August 28, 2001

8/28/01 West Yellowstone, MT

71.7 / 6866 miles

Stayed up way too late talking with Clyde. So, when I heard Christopher packing up this morning, I just rolled over and went back to sleep.

I eventually got up, packed and headed out of town by 8:30AM. On the way through town, I took a minute to say hello to Kelley at Cowboy Heaven, a bagel-espresso café. When I came through here three months ago, we sat around talking while I had a root beer float. "I remember you" she said, "your beard is a lot longer."

My original plan had been to do a short day, 34-miles, but I decided to keep open the possibility of going all the way to West Yellowstone. If I did that, I could have a long day tomorrow to do errands, email, and laundry. Especially the laundry!

I was expecting today to be a hard one because of the winds. My ride from West Yellowstone to Ennis early this summer was on of my fastest because of a great tailwind, one of the few this whole trip. So you can imagine my surprise when I hardly had a headwind riding south. Not very many fishermen on the river either. That's a stark contrast to before. As I took a few pictures of the awesome views, I noticed the picture indicator on my new camera was at "0".

I popped open the film compartment and wanted to cry. When I bought the camera in Helena four days ago, I must have forgotten to load any film. That means my last two days with Mike, Todd and Whitney weren't captured on film. Most of the pictures I could live without but the one of Todd pulling the other two as we rode into Butte was a classic. I was so distraught I even started to get sick.

A few deep breaths and I was better. I loaded the camera with "real" film this time, and got rolling again. A good thing too, because a few miles down the road, a cattle drive was headed my direction. Sonny Smith said the whole family was helping move the cattle from summer pasture back to their CB Guest Ranch. "It's 20-miles but we've taken too long." He said. "Some of the calves are already having trouble in the heat." But they were almost there, so I hope everything went okay.

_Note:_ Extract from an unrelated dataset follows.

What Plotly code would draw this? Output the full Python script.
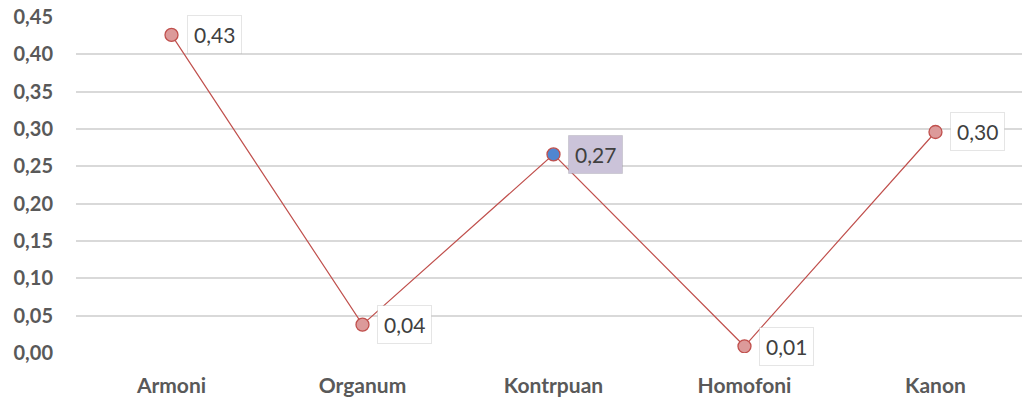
import plotly.graph_objects as go

categories = ["Armoni", "Organum", "Kontrpuan", "Homofoni", "Kanon"]
values = [0.426, 0.038, 0.266, 0.009, 0.296]
y_ticks = [0.00, 0.05, 0.10, 0.15, 0.20, 0.25, 0.30, 0.35, 0.40, 0.45]

highlight_index = 2
marker_fill = ["#dc9a9a"] * len(categories)
marker_fill[highlight_index] = "#4f86d0"

font_family = "Lato, 'Open Sans', sans-serif"
grey = "#595959"

fig = go.Figure()
fig.add_trace(go.Scatter(
    x=categories,
    y=values,
    mode="lines+markers",
    line=dict(color="#c0504d", width=1.2),
    marker=dict(size=13, color=marker_fill, line=dict(color="#c0504d", width=1.3)),
    showlegend=False,
    hoverinfo="skip",
))

# value labels in boxes to the right of each point
for i, (c, v) in enumerate(zip(categories, values)):
    fig.add_annotation(
        x=c, y=v,
        text=f"{v:.2f}".replace(".", ","),
        showarrow=False,
        xanchor="left", yanchor="middle",
        xshift=15,
        font=dict(family=font_family, size=21, color="#404040"),
        bgcolor="#cbc3d9" if i == highlight_index else "#ffffff",
        bordercolor="rgba(0,0,0,0.10)",
        borderwidth=1,
        borderpad=6,
    )

fig.update_layout(
    width=1022, height=400,
    margin=dict(l=76, r=0, t=17, b=47),
    plot_bgcolor="white",
    paper_bgcolor="white",
    separators=",.",
    font=dict(family=font_family, color=grey),
    xaxis=dict(
        type="category",
        range=[-0.5, 4.453],
        showgrid=False,
        showline=False,
        zeroline=False,
        ticks="",
        ticklabelstandoff=18,
        tickfont=dict(family=font_family, size=21, color=grey, weight="bold"),
    ),
    yaxis=dict(
        range=[0, 0.45],
        tickvals=y_ticks,
        ticktext=[f"{t:.2f}".replace(".", ",") for t in y_ticks],
        showgrid=True,
        gridcolor="#d9d9d9",
        gridwidth=1.5,
        zeroline=False,
        showline=False,
        ticks="",
        ticklabelstandoff=22,
        tickfont=dict(family=font_family, size=20, color=grey, weight="bold"),
    ),
)

fig.write_html("out.html")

Get along, little doggy...

I saw the campground off to my left at about 1PM but I didn't even slow down. West Yellowstone here I come! I seem a lot stronger after those ten days on the Divide route. The winds and hills didn't seem so hard, even with the increased mileage. I didn't even stop to eat anything, just another Coke from the Crazy Lady Outpost. Then it was back on the road.

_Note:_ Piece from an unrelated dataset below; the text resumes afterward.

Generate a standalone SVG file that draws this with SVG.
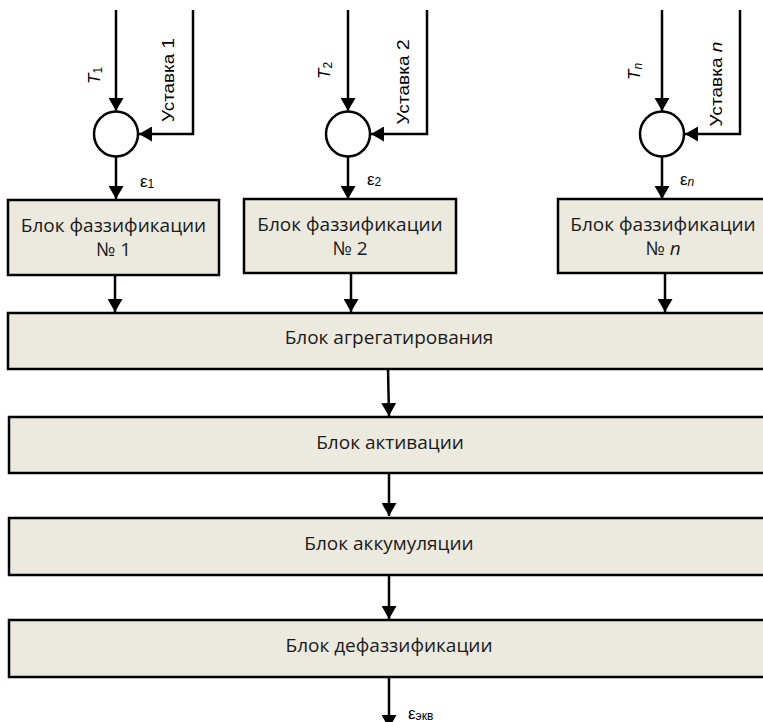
<svg xmlns="http://www.w3.org/2000/svg" width="763" height="722" viewBox="0 0 763 722">
<defs>
<marker id="ah" viewBox="0 0 13 15" markerWidth="13" markerHeight="15" refX="13" refY="7.5" orient="auto" markerUnits="userSpaceOnUse">
<path d="M0,0 L13,7.5 L0,15 z" fill="#000"/>
</marker>
</defs>
<style>
.box{fill:#ECE9DF;stroke:#000;stroke-width:2.5}
.sum{fill:#fff;stroke:#000;stroke-width:2.5}
.ln{fill:none;stroke:#000;stroke-width:2.5;marker-end:url(#ah)}
.t{font-family:"Open Sans","Noto Sans",sans-serif;font-size:19px;fill:#1a1a1a;text-anchor:middle}
.lb{font-family:"Liberation Sans",Arial,sans-serif;font-size:17px;fill:#000}
.sub{font-size:12px}
.it{font-style:italic}
</style>
<rect width="763" height="722" fill="#fff"/>
<g id="connectors">
<line class="ln" x1="116" y1="10" x2="116" y2="111"/>
<polyline class="ln" points="193,10 193,134 139,134"/>
<line class="ln" x1="116" y1="157" x2="116" y2="199"/>
<line class="ln" x1="348" y1="10" x2="348" y2="111"/>
<polyline class="ln" points="427,10 427,134 371,134"/>
<line class="ln" x1="348" y1="157" x2="348" y2="199"/>
<line class="ln" x1="662" y1="10" x2="662" y2="111"/>
<polyline class="ln" points="740,10 740,134 685,134"/>
<line class="ln" x1="662" y1="157" x2="662" y2="199"/>
<line class="ln" x1="115" y1="275" x2="115" y2="312"/>
<line class="ln" x1="351" y1="273" x2="351" y2="312"/>
<line class="ln" x1="665" y1="273" x2="665" y2="312"/>
<line class="ln" x1="388" y1="369" x2="389" y2="416"/>
<line class="ln" x1="389" y1="473" x2="389" y2="516"/>
<line class="ln" x1="389" y1="575" x2="389" y2="619"/>
<line class="ln" x1="389" y1="677" x2="389" y2="728"/>
</g>
<g id="sum1"><ellipse class="sum" cx="116" cy="134" rx="22" ry="22.5"/></g>
<g id="sum2"><ellipse class="sum" cx="348" cy="134" rx="22" ry="22.5"/></g>
<g id="sumn"><ellipse class="sum" cx="662" cy="134" rx="22" ry="22.5"/></g>
<g id="labels">
<text class="lb" transform="translate(100,84) rotate(-90)"><tspan class="it">T</tspan><tspan class="sub" dy="2">1</tspan></text>
<text class="lb" transform="translate(174,80) rotate(-90)" text-anchor="middle" textLength="84" lengthAdjust="spacingAndGlyphs">Уставка 1</text>
<text class="lb" transform="translate(330,79) rotate(-90)"><tspan class="it">T</tspan><tspan class="sub" dy="2">2</tspan></text>
<text class="lb" transform="translate(409,82) rotate(-90)" text-anchor="middle" textLength="85" lengthAdjust="spacingAndGlyphs">Уставка 2</text>
<text class="lb" transform="translate(640,80) rotate(-90)"><tspan class="it">T</tspan><tspan class="sub it" dy="2">n</tspan></text>
<text class="lb" transform="translate(722,84) rotate(-90)" text-anchor="middle" textLength="85" lengthAdjust="spacingAndGlyphs">Уставка <tspan class="it">n</tspan></text>
<text class="lb" x="140" y="187">ε<tspan class="sub" dy="1">1</tspan></text>
<text class="lb" x="367" y="185">ε<tspan class="sub" dy="1">2</tspan></text>
<text class="lb" x="680" y="185">ε<tspan class="sub it" dy="1">n</tspan></text>
<text class="lb" x="408" y="719">ε<tspan class="sub" dy="1">экв</tspan></text>
</g>
<g id="fuzz1">
<rect class="box" x="8" y="200" width="211" height="75"/>
<text class="t" x="113.5" y="232">Блок фаззификации</text>
<text class="t" x="113.5" y="256">№ 1</text>
</g>
<g id="fuzz2">
<rect class="box" x="244" y="199" width="212" height="74"/>
<text class="t" x="350" y="231">Блок фаззификации</text>
<text class="t" x="350" y="255">№ 2</text>
</g>
<g id="fuzzn">
<rect class="box" x="558" y="199" width="215" height="74"/>
<text class="t" x="663" y="231">Блок фаззификации</text>
<text class="t" x="663" y="255">№ <tspan class="it">n</tspan></text>
</g>
<g id="agg">
<rect class="box" x="8" y="313" width="765" height="56"/>
<text class="t" x="389" y="344">Блок агрегатирования</text>
</g>
<g id="act">
<rect class="box" x="9" y="417" width="764" height="56"/>
<text class="t" x="390" y="449">Блок активации</text>
</g>
<g id="acc">
<rect class="box" x="9" y="518" width="764" height="57"/>
<text class="t" x="389" y="550">Блок аккумуляции</text>
</g>
<g id="defuzz">
<rect class="box" x="9" y="620" width="764" height="57"/>
<text class="t" x="389" y="652">Блок дефаззификации</text>
</g>
</svg>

Like I said before, heading in the opposite direction gave me totally different views of stuff I've already seen this trip. At Earthquake Lake, I was able to watch some kayakers shoot the rapids of the Madison River as it emptied out of the lake. And a small miracle happened. As I began to climb, I got a slight tailwind. Sweet!


Up, up and away, I climbed past Earthquake Lake, then the Hegben Dam and started my ride along the lake. Again, I stopped to visit old friends at the Kirkwood store. Jamie, Craig's sister-in-law from Washington was manning the store because he was off to "parts unknown.' But just like Craig, she was interested in my trip and about my cousin Nancy too. After there, I only had 20-miles to go.

A kayaker at Earthquake Lake

Off in the distance, somewhat obscured by haze, you could see a massive mushroom cloud of smoke from a fire burning near the north entrance of Yellowstone National Park. As I rode toward town, you could see tanker planes headed that direction. I took a moment to think about all those men and women who spend their summers battling these fires. May they be kept safe.

Another tanker plane

By now, I'm really pushing it, trying to make it to town before the library closes. I wanted to surprise the librarian, Mary. She has kept in touch by e-mail since I gave a talk to the kids for their summer reading program aptly called "Reading Roadtrip." Got there with 5 minutes to spare and was rewarded with a big smile as I walked in. Liz, who got me working on this reading project quit this summer and has hopes of starting a competing local newspaper. Mary said I had great timing because the going-away luncheon for Liz is tomorrow. Cool! I promised to be back in the morning to check my e-mail, then headed over to the Madison Hotel to get a hostel bed.

I'm sharing the room with Michael who is from Germany. He spent two months near Philadelphia working at a summer camp for handicapped kids. Now he's got a Greyhound bus pass and will spend another two months exploring America.